Firstly please tell our lovely mamas about your coaching/ consulting practice?
Work Buddy London offers affordable and flexible CV and career support to women and mums returning to work or changing direction.
We offer CV and coaching packages that help you regain confidence in your skills, clarify your career goals, plan your job search and feel positive about presenting yourself for new opportunities.
I have a background in HR and change management and qualified last year as a coach after working in a variety of flexible ways after having babies and taking a career break.
I returned to HR to live the ‘returner’ journey then built a vision of doing something I love on my terms which is helping Mums rediscover their mojo and next steps in working life; in a safe, friendly and accountable environment turning those thoughts into actions and finding work that works for you!
After taking a career break to have children, I now want to return to work. Ideally it would be a role that is flexible so that I work only when my children are in school.
However, after being out of work for 4 years, my confidence is super low. Can you help?
It’s easy to feel divorced from the workplace after a break and entirely natural as our skills and focus have been directed at nurturing a little human! Don’t underestimate what a major achievement and life-changing event this has been and feel proud of your career break, taking one is rarely a straightforward or easy decision.
Here are some ideas of how you can boost your confidence to get started with your job search:
• Get clear on what it is you want, not what you think an employer will offer you. Acknowledge the break but focus on your skills (past and present) and work on what your strategy is for your working pattern.
• Undertake a skills and strengths audit based on both your past and present circumstances – you will have gained some major skills from being a parent! There are also free tools available such as the DISC personality test and the 16Personalities test to determine your working style.

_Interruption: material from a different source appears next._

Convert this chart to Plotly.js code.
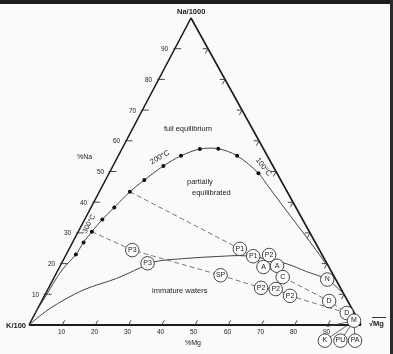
<!DOCTYPE html>
<html><head><meta charset="utf-8">
<script src="https://cdn.plot.ly/plotly-3.0.1.min.js"></script>
<style>html,body{margin:0;padding:0;background:#fafafa}#chart{width:393px;height:354px;will-change:transform}</style>
</head><body><div id="chart"></div>
<script>
// ---- DATA: ternary positions, as %Mg and %Na (%K = 100 - Mg - Na)
// full-equilibrium line: temperature dots
const eqDotMg = [2.9, 3.3, 4.1, 5.3, 7.0, 9.2, 11.7, 15.2, 18.9, 23.5, 29.0, 35.8, 45.0];
const eqDotNa = [23.0, 26.9, 30.4, 34.4, 38.3, 43.4, 47.2, 51.8, 55.1, 57.3, 57.4, 55.1, 49.4];
// full-equilibrium line: traced ends beyond the dots
const eqLeadMg = [0.0, 0.4, 1.2];
const eqLeadNa = [4.0, 9.0, 17.9];
const eqTailMg = [50.1, 56.8, 65.6, 73.4, 80.2];
const eqTailNa = [45.1, 39.4, 32.0, 25.4, 19.5];
// immature-water boundary
const immMg = [0, 3.7, 10.8, 19.0, 24.4, 27.9, 36.9, 45.7, 54.6, 67.3, 75.1, 82.6, 89.6];
const immNa = [0, 5.4, 11.4, 15.2, 18.6, 20.6, 21.7, 22.3, 22.5, 20.1, 17.4, 14.8, 10.3];
// samples
const sampleLabels = ['P3','P3','SP','P1','P1','P2','A','A','C','N','P2','P2','P2','D','D','M'];
const sampleMg = [19.2, 25.9, 49.8, 51.4, 56.6, 61.2, 61.4, 65.3, 68.8, 82.6, 64.0, 68.6, 74.0, 86.6, 93.8, 97.2];
const sampleNa = [24.4, 20.1, 16.2, 24.8, 22.4, 22.8, 18.9, 19.3, 15.6, 14.8, 12.1, 11.7, 9.5, 7.8, 3.9, 1.4];
// samples that plot on M, shown as a key below the Mg corner
const keyLabels = ['K','PU','PA'];
const keyMg = [91.6, 96.3, 100.7];
const keyNa = [-5.1, -5.1, -5.1];
const keyLeaderMg = [89.9];
const keyLeaderNa = [-0.5];
// mixing (dashed) lines
const mix1Mg = [9.2, 51.4, 68.8, 86.6, 93.8, 97.2];
const mix1Na = [43.4, 24.8, 15.6, 7.8, 3.9, 1.4];
const mix2Mg = [4.1, 19.2, 49.8, 64.0, 68.6, 74.0, 93.8, 97.2];
const mix2Na = [30.4, 24.4, 16.2, 12.1, 11.7, 9.5, 3.9, 1.4];
// axis ticks
const naTicks = [10, 20, 30, 40, 50, 60, 70, 80, 90];
const mgTicks = [10, 20, 30, 40, 50, 60, 70, 80, 90];

// ---- GEOMETRY (axis mapping of the skewed triangle)
const SKEW = 0.488;               // apex offset along x per unit Na
const PX0 = 29, PXS = 3.32;       // pixel of K corner, px per unit
const PY0 = 325, PYS = 3.07;
const W = 393, H = 354;
const X = (mg, na) => mg + SKEW * na;

const FONT = 'Liberation Sans, Arial, Helvetica, sans-serif';
const INK = '#1c1c1c';

const traces = [];
// triangle
traces.push({x:[X(0,0), X(0,100), X(100,0)], y:[0,100,0], mode:'lines', line:{color:INK, width:1.6}, hoverinfo:'skip'});
traces.push({x:[X(0,0), X(100,0)], y:[0,0], mode:'lines', line:{color:INK, width:2}, hoverinfo:'skip'});
// ticks
const tx = [], ty = [];
naTicks.forEach(v => { tx.push(X(-0.4, v), X(1.9, v), null); ty.push(v, v, null); });
mgTicks.forEach(v => { tx.push(X(v, 0), X(v, 1.5), null); ty.push(0, 1.5, null); });
naTicks.forEach(v => { tx.push(X(100 - v - 1.6, v), X(100 - v, v), X(100 - v, v - 1.6), null); ty.push(v, v, v - 1.6, null); });
traces.push({x:tx, y:ty, mode:'lines', line:{color:'#333', width:0.9}, hoverinfo:'skip'});
// full equilibrium curve
const eqMg = eqLeadMg.concat(eqDotMg, eqTailMg), eqNa = eqLeadNa.concat(eqDotNa, eqTailNa);
traces.push({x:eqMg.map((m,i)=>X(m,eqNa[i])), y:eqNa, mode:'lines', line:{color:'#444', width:1, shape:'spline'}, hoverinfo:'skip'});
// immature boundary
traces.push({x:immMg.map((m,i)=>X(m,immNa[i])), y:immNa, mode:'lines', line:{color:'#444', width:1, shape:'spline'}, hoverinfo:'skip'});
// mixing lines
[[mix1Mg,mix1Na],[mix2Mg,mix2Na]].forEach(([m,n]) => {
  traces.push({x:m.map((v,i)=>X(v,n[i])), y:n, mode:'lines', line:{color:'#555', width:0.8, dash:'5px,3px'}, hoverinfo:'skip'});
});
// leaders from M to key circles
const mI = sampleLabels.length - 1;
const lx = [], ly = [];
const leadMg = keyMg.concat(keyLeaderMg), leadNa = keyNa.concat(keyLeaderNa);
leadMg.forEach((m,i) => {
  lx.push(X(sampleMg[mI], sampleNa[mI]), X(m, leadNa[i]), null);
  ly.push(sampleNa[mI], leadNa[i], null);
});
traces.push({x:lx, y:ly, mode:'lines', line:{color:'#444', width:0.8}, hoverinfo:'skip'});
// temperature dots
traces.push({x:eqDotMg.map((m,i)=>X(m,eqDotNa[i])), y:eqDotNa, mode:'markers', marker:{color:'#111', size:4}, hoverinfo:'skip'});
// sample circles
const circ = (labels, mg, na) => ({x:mg.map((m,i)=>X(m,na[i])), y:na, text:labels, mode:'markers+text', textposition:'middle center',
  textfont:{family:FONT, size:7, color:INK}, marker:{size:13.5, color:'#fcfcfc', line:{color:'#333', width:0.9}}, hoverinfo:'skip'});
traces.push(circ(sampleLabels, sampleMg, sampleNa));
traces.push(circ(keyLabels, keyMg, keyNa));

// ---- annotations
const ann = [];
const A = (text, x, y, o={}) => ann.push(Object.assign({text, x, y, xref:'x', yref:'y', showarrow:false,
  font:{family:FONT, size:7.5, color:INK}, xanchor:'center', yanchor:'middle'}, o));
naTicks.forEach(v => A(String(v), X(0, v) - 1.0, v, {xanchor:'right', font:{family:FONT, size:6.5, color:INK}}));
mgTicks.forEach(v => A(String(v), v - 0.2, -2.2, {font:{family:FONT, size:6.5, color:INK}}));
A('<b>Na/1000</b>', 48.7, 102.0);
A('<b>K/100</b>', -3.8, -0.3);
A('<b>√Mg</b>', 104.7, 0.6);
A('%Na', 16.6, 55.0, {font:{family:FONT, size:7, color:INK}});
A('%Mg', 49.4, -5.9, {font:{family:FONT, size:7, color:INK}});
A('full equilibrium', 47.9, 63.9);
A('partially', 51.5, 46.6);
A('equilibrated', 55.0, 43.3);
A('immature waters', 45.5, 11.1);
A('200°C', 39.6, 54.9, {textangle:-30});
A('100°C', 70.9, 51.3, {textangle:52});
A('300°C', 18.0, 33.0, {textangle:-62, font:{family:FONT, size:7, color:INK}});

const layout = {
  width:W, height:H, margin:{l:0,r:0,t:0,b:0}, showlegend:false,
  paper_bgcolor:'#fafafa', plot_bgcolor:'#fafafa',
  xaxis:{range:[-PX0/PXS, (W-PX0)/PXS], visible:false, fixedrange:true},
  yaxis:{range:[(PY0-H)/PYS, PY0/PYS], visible:false, fixedrange:true},
  annotations:ann,
  shapes:[
    {type:'rect', xref:'paper', yref:'paper', x0:0, x1:1, y0:1-4/H, y1:1, fillcolor:'#1e1e1e', line:{width:0}},
    {type:'rect', xref:'paper', yref:'paper', x0:1-3/W, x1:1, y0:0, y1:1, fillcolor:'#2a2a2a', line:{width:0}},
    {type:'line', xref:'paper', yref:'paper', x0:372/W, x1:386/W, y0:1-317.5/H, y1:1-317.5/H, line:{color:INK, width:0.9}}
  ]
};
Plotly.newPlot('chart', traces, layout, {staticPlot:true, displayModeBar:false});
</script></body></html>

• Share this with a trusted friend and talk through their perception of your skills and strengths (you’ll be surprised at what you’ve missed!)
• Dust off that CV (or even old job specs) which can remind you of all the awesome things you did before ‘the most important job’ came along. Reflect on those times to bring that experience back to life.
• Network to feel closer to the working world; via friends and family building up to something more formal. Motivation (and confidence) follows action and you will gain momentum! LinkedIn is a great place to start researching your chosen industry and related events so ensure you have an up to date profile.
• Trust in the process. As you start researching jobs, refining your applications and getting noticed your confidence will return preparing you to return. Give yourself the space and time your job search strategy deserves.
I’m a 41-year-old mum with 14 years experience as a teacher. 2 years ago I left my school and set up as a private tutor.
However, I’m now at the point where I have to decide whether to go for it as a self-employed tutor or return to teaching. I love the flexibility of working on my own, but also find it lonely.
Do you have any advice on what I should do?
This will depend somewhat on the reason(s) for returning to employment and your desire to remain self-employed. When faced with these difficult decisions it’s important to remember your values and how they align (or don’t) with different types of work and environments.
There are a few questions you might like to reflect on to help you make a decision:
• What are the key drivers for this decision and are they within your control?
• What were the reasons for leaving and do those issues still exist?
• What would it feel like to return to employment after working for yourself?
• What benefits exist for both options and how do these impact on your future priorities?
• What are the other options other than the two mentioned above?
• What would you do if you knew the answer? This can be illuminating!
Practical solutions to the feelings of isolation could be to consider co-working with other tutors for preparation and admin work. If a community or network doesn’t already exist you could set up your own hub (and potentially use it to gain additional income).
Is there the potential to work freelance for a tutoring company or franchise that offers team working, support and more stability?
Are you in a position to undertake both freelance tutoring alongside a part-time teaching role or use your current skill set in a different way e.g. training and development or coaching? In most cases it’s important to trust your instinct!
I’m nearing the end of my maternity leave after having my second child, and I really don’t want to go back to work. I’ve come up with a business idea that I think could work, however, I’m struggling with imposter syndrome, and wondering if I really have what it takes to start a business. Do you have any tips for me?
This is a difficult area for many people because even if you are skilled and experienced at what you are selling, by virtue of being a start-up you may lack business experience.
There’s lots of advice out there – start by checking out what your local authority has to offer for entrepreneurs and find yourself a mentor.
Networking is a great way of sound boarding your ideas and you’ll find people who have felt like you do and gone on to feel confident and successful.
Trust your instinct; if you genuinely have the skills, you’re focussed, the idea is a good one and there is a demand for your product or service there is no reason it shouldn’t work.
Make a list of all your accomplishments and experience and be clear why you are starting the business to banish these feelings of fraudulence.
Try not to compare – social media has heightened our awareness of others intentions and achievements so it’s easy to let that distract us so always go back to your why.
Remember, we all feel like this from time to time and it is very common for those starting out to feel ‘consciously incompetent’ and you will develop as your business does.
Sort your facts from feelings and keep your business plan evidenced based. Talking to your potential market is a great way of understanding what they find credible but do brush up in areas you feel uncertain about.
Each time the inner critic pops up ask it for some evidence and until it provides it, don’t second guess yourself and crack on with the work!